Tshwane tops AG list for financial delinquents
● Tshwane is in the worst financial state of all SA’s metros, according to auditor-general Kimi Makwetu’s report for 2017/2018.
He stopped short of calling for the DA-led city to be placed under administration.
Makwetu said the seat of national government would be unable “to continue operations for the next 12 months without financial assistance”.
The report, released this week, said that an “intervention” was required to save Tshwane from going bust.
The report said Tshwane faced ruin because liabilities exceeded assets by more than R2.1bn. The city was also unable to recover about R8bn owed to it by customers.
“The metro deemed that R8.1bn of the amounts owed by their customers would not be recovered — a significant increase from the previous year.
“Although the metro was already in a poor financial position, it still wanted to acquire bonds from the market.”
Tshwane denied its dire financial situation and instead insinuated that the AG report was exaggerated.
According to the City spokesman Lindela Mashigo, Tshwane was far from being unable to continue with its operations within the next year as stated by Makwetu.
“Tshwane is by no means in the position stated (by the AG). Its financial ratios are stabilised and match, whilst in some cases exceed the National Treasury norms,” said Mashigo, adding that the liabilities exceeding assets by R2.1bn “does not necessarily imply the City can’t honour its obligations”.
Another negative finding against Tshwane was its rising levels of unauthorised expenditure, which stood at R1.1bn in the financial year under review.
This was a R500m increase from the previous year and the highest compared with other metros.

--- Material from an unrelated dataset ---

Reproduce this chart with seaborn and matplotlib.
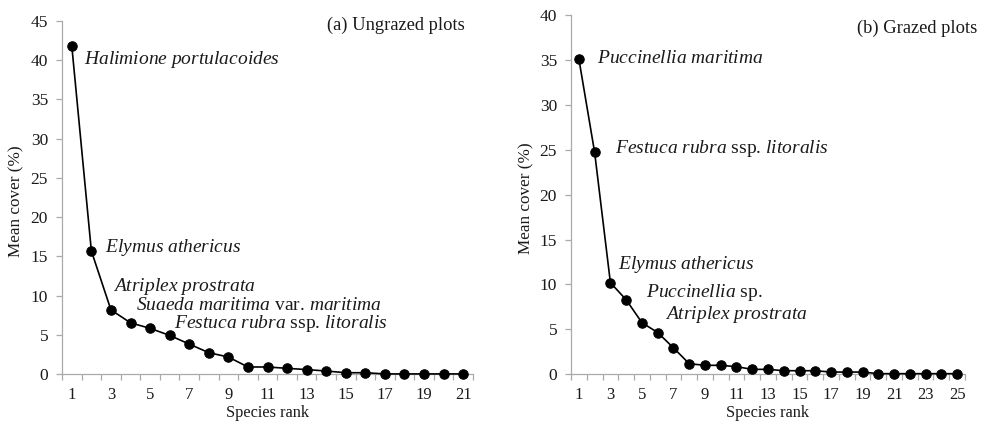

Makwetu also raised a red flag on the finances of Johannesburg and Nelson Mandela Bay metro.
He said Nelson Mandela Bay led the metros when it came to racking up irregular expenditure (R2.7bn), followed by Tshwane with R1.6bn and Johannesburg with R700m.
The city of Johannesburg also failed to collect money owed to it from 88% of its ratepayers, which Makwetu said posed a cash-flow risk for the city.
Happy Zondi, spokesperson for the mayoral committee member for finance in Johannesburg, admitted that the outstanding amount had reached a crisis level.
“City Power and Johannesburg Water have intensified disconnection of services on nonpaying customers,” said Zondi.
“Operation Buya Mthetho is targeting topowing customers in all customer categories for collection. We do site visits for high-value debt and we have stand-by-stand audits city-wide aiming to validate the property category, value, usage/occupation, metered service.”
Tshwane and Nelson Mandela Bay metros did not respond to questions sent to them on Thursday. Among the metros, Cape Town was still the best-performing while Ekurhuleni “reflects a good financial health status”, according to Makwetu.